A recent report from the Bureau of Labor Statistics highlighted an illuminating new statistic: for every 100 men who have a bachelor’s degree by age 24, 148 women of the same age do. 24-year-old women are also less likely to be high school dropouts or high school graduates not enrolled in college than their male counterparts. The report states that, since nearly the same number of men and women are enrolled in college at age 24, the gap in educational attainment is unlikely to close.


This educational gender gap led the Richmond Times-Dispatch to ask on March 9 whether colleges and universities ought to adopt affirmative action for men.


In every other academic realm, the existence of a statistical disparity — such as the fact that fewer women than men pursue advanced degrees in certain science and technology fields — is taken as definitive proof of gender discrimination.
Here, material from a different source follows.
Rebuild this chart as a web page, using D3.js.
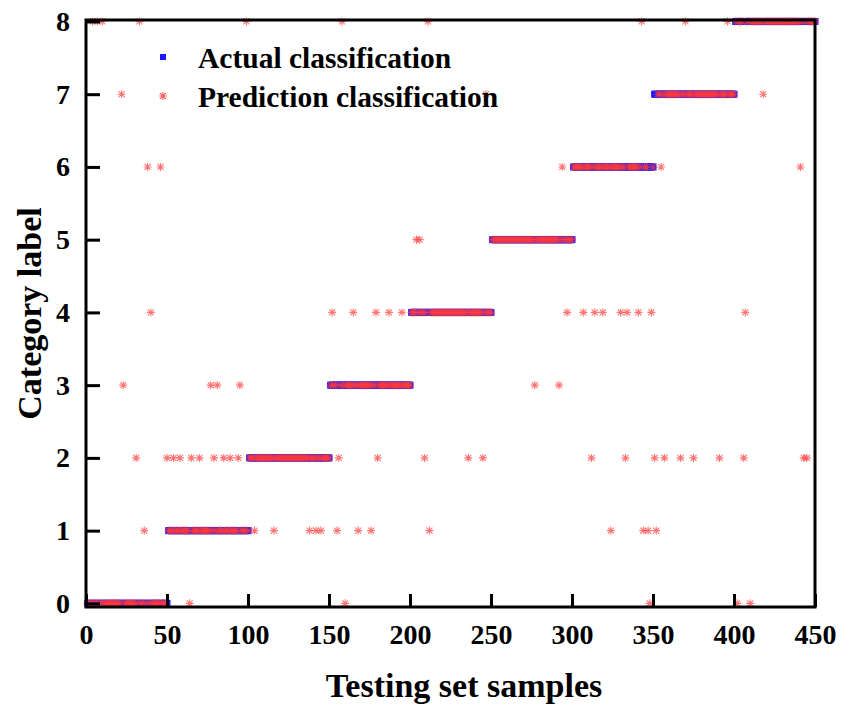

For instance, in 2010 the American Association of University Women lamented the “striking disparity between the numbers of men and women in science, technology, engineering, and mathematics,” and concluded “we must take a hard look at the stereotypes and biases that still pervade our culture. Encouraging more girls and women to enter these vital fields will require careful attention to the environment in our classrooms and workplaces and throughout our culture.”
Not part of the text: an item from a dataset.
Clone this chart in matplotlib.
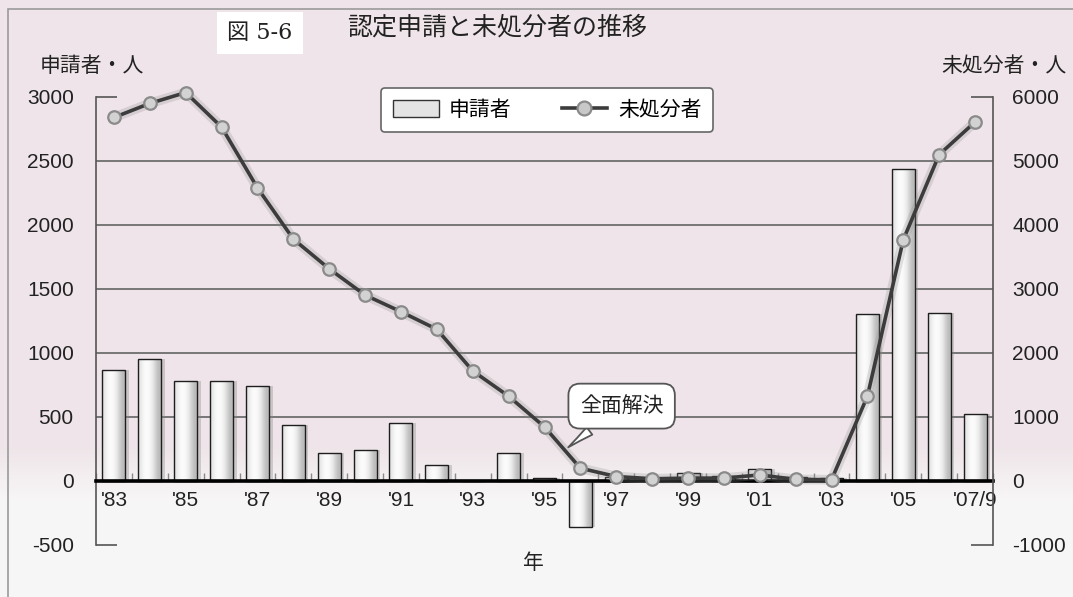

We look forward to a robust debate on how institutions of higher learning can correct the discriminatory circumstances that are leading them to graduate nearly three women for every two men.


Existing affirmative action-like policies have been found to benefit men more than women, making the gender gap even more revealing. Scott Jaschik, editor of Inside Higher Ed, told CBS news last fall,


Men are being admitted with lower grades and test scores. While a lot of people don’t like to talk about it, a lot of colleges are basically doing affirmative action for men. . . . Many people think that is not good for the educational needs of the country — that you don’t want men left behind . . . And it’s also not seen as desirable for the social environment of the colleges.
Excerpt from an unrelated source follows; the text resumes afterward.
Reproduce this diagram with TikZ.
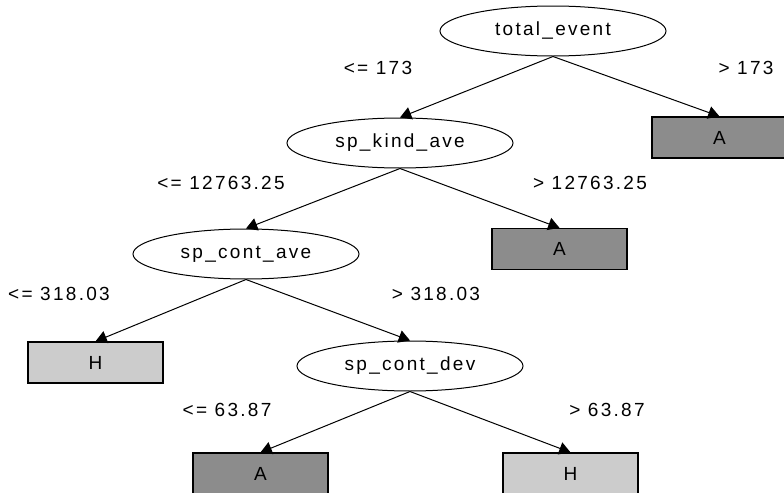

James Taranto of the Wall Street Journal called the disparity “no laughing matter” and wrote on March 14 that it “ought to alarm anyone who cares about America’s future.” That’s because women of all cultures typically prefer to “marry up” — and, as Taranto puts it,


. . . the disproportionate number of female high achievers makes it difficult for them to find men who meet their standards of marriageability. . . . If high-status women outnumber high-status men, the former will have a very hard time finding suitable husbands even when they are still young. That would seem to be the future that awaits today’s college-educated American women.


Iowa Specific Note:

In Iowa, as of fall 2011, college enrollment reflected the same trends with 220 women enrolled for every 142 men, a 3-2 ratio. While the University of Iowa and Iowa State University both had more men enrolled, the University of Northern Iowa and virtually all other four-year and two-year colleges, both public and private, in Iowa had more women than men enrolled.


Source: College enrollment data taken from the “College Enrollment and Work Activity of 2011 High School Graduates,” U.S. Department of Labor, Bureau of Labor Statistics, April 19, 2012. Iowa-specific data taken from the “Iowa College and University Enrollment Report,” Fall 2011, Iowa Coordinating Council on Post-High School Education.